Reverend Run, the owner of a dapper collection of capes, will not be pushing this fall trend on others. He’s prepared to own the cape all by his superhero-fighting self, he said in an interview last week with E! Online. “On the album cover, I’m standing on a rock, and below me everything is flooded and the buildings are on fire. So, it’s like Super Reverend coming to save the universe with the old-school rap, with the cape on, with the collar.”
Unbeknownst to Run, he’s spelled out the challenge of the cape: It will never lose its costumey associations with the superhero, the evil underlord, or the slightly daffier Three Musketeer. If you wear the cape, expect to be wearing it alone.
Curious, then, that some of our more popular retail chains—Club Monaco, Zara—are marketing the armless wonder this season. The coat does, however, happen to fall in line with both the Victorian romantic trend and Alexander McQueen’s much-mimicked Hitchcock siren theme. Ending around hip-length and buttoning up front, it resembles a pea coat, without arms. Admittedly, less heroism is needed to don this version, as it cleaves more to a safer 1950s incarnation than any favored by Dracula or Space Ghost.
Its armless status still poses a problem, though. What if you need those limbs? What if you would like to, say, eat a pickle? Your cape will not permit you to eat that pickle. While giving you a swashbuckling, stylish presence, it renders you pickle-less. Some larger retailers, like H&M, have addressed the issue, altering the coat by adding hidden armholes, visible only to the wearer. Although it does make getting around easier, it’s a wanky cape cop-out.

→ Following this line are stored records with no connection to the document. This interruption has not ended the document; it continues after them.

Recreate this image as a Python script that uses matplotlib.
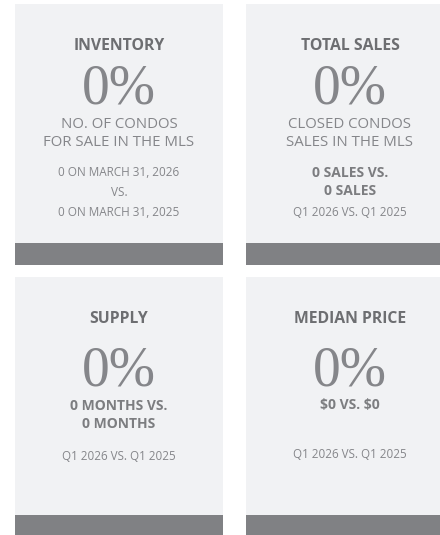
import matplotlib
matplotlib.use("Agg")
import matplotlib.pyplot as plt
from matplotlib.patches import Rectangle

# card contents, left-to-right, top-to-bottom
titles = ["INVENTORY", "TOTAL SALES", "SUPPLY", "MEDIAN PRICE"]
changes = ["0%", "0%", "0%", "0%"]
# (text, weight, size) lines under the big number
details = [
    [("NO. OF CONDOS", "normal", 10.8), ("FOR SALE IN THE MLS", "normal", 10.8),
     ("0 ON MARCH 31, 2026", "normal", 8.5), ("VS.", "normal", 8.5),
     ("0 ON MARCH 31, 2025", "normal", 8.5)],
    [("CLOSED CONDOS", "normal", 10.8), ("SALES IN THE MLS", "normal", 10.8),
     ("0 SALES VS.", "bold", 10), ("0 SALES", "bold", 10),
     ("Q1 2026 VS. Q1 2025", "normal", 8.4)],
    [("0 MONTHS VS.", "bold", 10), ("0 MONTHS", "bold", 10),
     ("Q1 2026 VS. Q1 2025", "normal", 8.4)],
    [(r"\$0 VS. \$0", "bold", 10), ("Q1 2026 VS. Q1 2025", "normal", 8.4)],
]
# vertical offsets of the detail lines from card top (px)
detail_y = [
    [120, 138, 169, 189, 209],
    [120, 138, 169, 187, 208],
    [129, 147, 180],
    [128, 178],
]

CARD_BG = "#f1f2f4"
BAR = "#808184"
TXT = "#85868a"
BOLD_TXT = "#7c7d80"
TITLE = "#6d6e71"

fig = plt.figure(figsize=(4.4, 5.35), dpi=100)
ax = fig.add_axes([0, 0, 1, 1])
ax.set_xlim(0, 440)
ax.set_ylim(535, 0)
ax.axis("off")

lefts = [15, 246, 15, 246]
tops = [4, 4, 277, 277]
W = 208
H = [261, 261, 260, 260]
title_dy = [42, 42, 42, 42]
num_dy = [86, 86, 95, 95]

for i in range(4):
    x0, y0 = lefts[i], tops[i]
    cx = x0 + W / 2
    ax.add_patch(Rectangle((x0, y0), W, H[i], color=CARD_BG, lw=0))
    ax.add_patch(Rectangle((x0, y0 + H[i] - 22), W, 22, color=BAR, lw=0))
    ax.text(cx, y0 + title_dy[i], titles[i], ha="center", va="center",
            family="Open Sans", weight="bold", fontsize=11.3, color=TITLE)
    ax.text(cx, y0 + num_dy[i], changes[i], ha="center", va="center",
            family="Liberation Serif", fontsize=40, color=TXT)
    for (txt, wt, sz), dy in zip(details[i], detail_y[i]):
        ax.text(cx, y0 + dy, txt, ha="center", va="center",
                family="Open Sans", weight=wt,
                fontsize=sz, color=BOLD_TXT if wt == "bold" else TXT)

fig.savefig("out.png", dpi=100, facecolor="white")
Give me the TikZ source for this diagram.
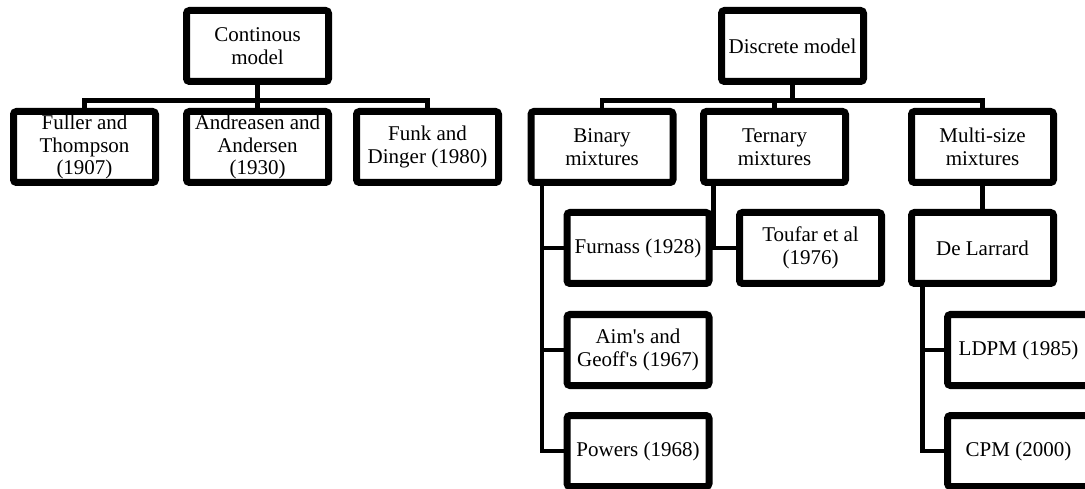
\documentclass[tikz,border=0pt]{standalone}
\usepackage{fontspec}
\setmainfont{Liberation Serif}[Ligatures=TeXOff]
\usetikzlibrary{shadows}

\begin{document}
\begin{tikzpicture}[x=1pt,y=-1pt,
  box/.style={draw,fill=white,line width=7pt,rounded corners=3pt,
    minimum width=142pt,minimum height=71pt,inner sep=0pt,align=center,
    font=\fontsize{21}{22.5}\selectfont,
    drop shadow={shadow xshift=2pt,shadow yshift=-3pt,opacity=.35}},
  link/.style={line width=4.5pt}]
\clip (0,0) rectangle (1085,489);
% continuous model
\node[box] (cont) at (257.5,46) {Continous\\model};
\node[box] (fuller) at (84.5,147) {Fuller and\\Thompson\\(1907)};
\node[box] (andr) at (257.5,147) {Andreasen and\\Andersen\\(1930)};
\node[box] (funk) at (427.5,147) {Funk and\\Dinger (1980)};
\draw[link] (cont.south) -- ++(0,15.5) -| (fuller.north);
\draw[link] (cont.south) -- (andr.north);
\draw[link] (cont.south) -- ++(0,15.5) -| (funk.north);
% discrete model
\node[box] (disc) at (792.5,46) {Discrete model};
\node[box] (bin) at (602,147) {Binary\\mixtures};
\node[box] (tern) at (774.5,147) {Ternary\\mixtures};
\node[box] (multi) at (982.5,147) {Multi-size\\mixtures};
\draw[link] (disc.south) -- ++(0,15.5) -| (bin.north);
\draw[link] (disc.south) -- ++(0,15.5) -| (tern.north);
\draw[link] (disc.south) -- ++(0,15.5) -| (multi.north);
% binary
\node[box] (furn) at (638,248) {Furnass (1928)};
\node[box] (aim) at (638,350) {Aim's and\\Geoff's (1967)};
\node[box] (pow) at (638,451) {Powers (1968)};
\draw[link] ([xshift=14.5pt]bin.south west) |- (furn.west);
\draw[link] ([xshift=14.5pt]bin.south west) |- (aim.west);
\draw[link] ([xshift=14.5pt]bin.south west) |- (pow.west);
% ternary
\node[box] (touf) at (810.5,248) {Toufar et al\\(1976)};
\draw[link] ([xshift=13.5pt]tern.south west) |- (touf.west);
% multi-size
\node[box] (larr) at (982.5,248) {De Larrard};
\node[box] (ldpm) at (1018.5,350) {LDPM (1985)};
\node[box] (cpm) at (1018.5,451) {CPM (2000)};
\draw[link] (multi.south) -- (larr.north);
\draw[link] ([xshift=14.5pt]larr.south west) |- (ldpm.west);
\draw[link] ([xshift=14.5pt]larr.south west) |- (cpm.west);
\end{tikzpicture}
\end{document}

This wouldn’t be a dilemma if the superhero cape were in vogue because you would still have use of your arms. But sporting one of these is an even more audacious move—a cape of that make and model is the ultimate holdout, separating the intrepid few who choose to embrace it as personal trademark. In short, you’d have to be one super-confident mofo who doesn’t give a crap. For the time being, that might be restricted to diehard Goths and the great Reverend Run. “It’s my own statement. I’m not trying to pull anybody else in on that,” Run confidently concluded. “They’re gonna love it on me.”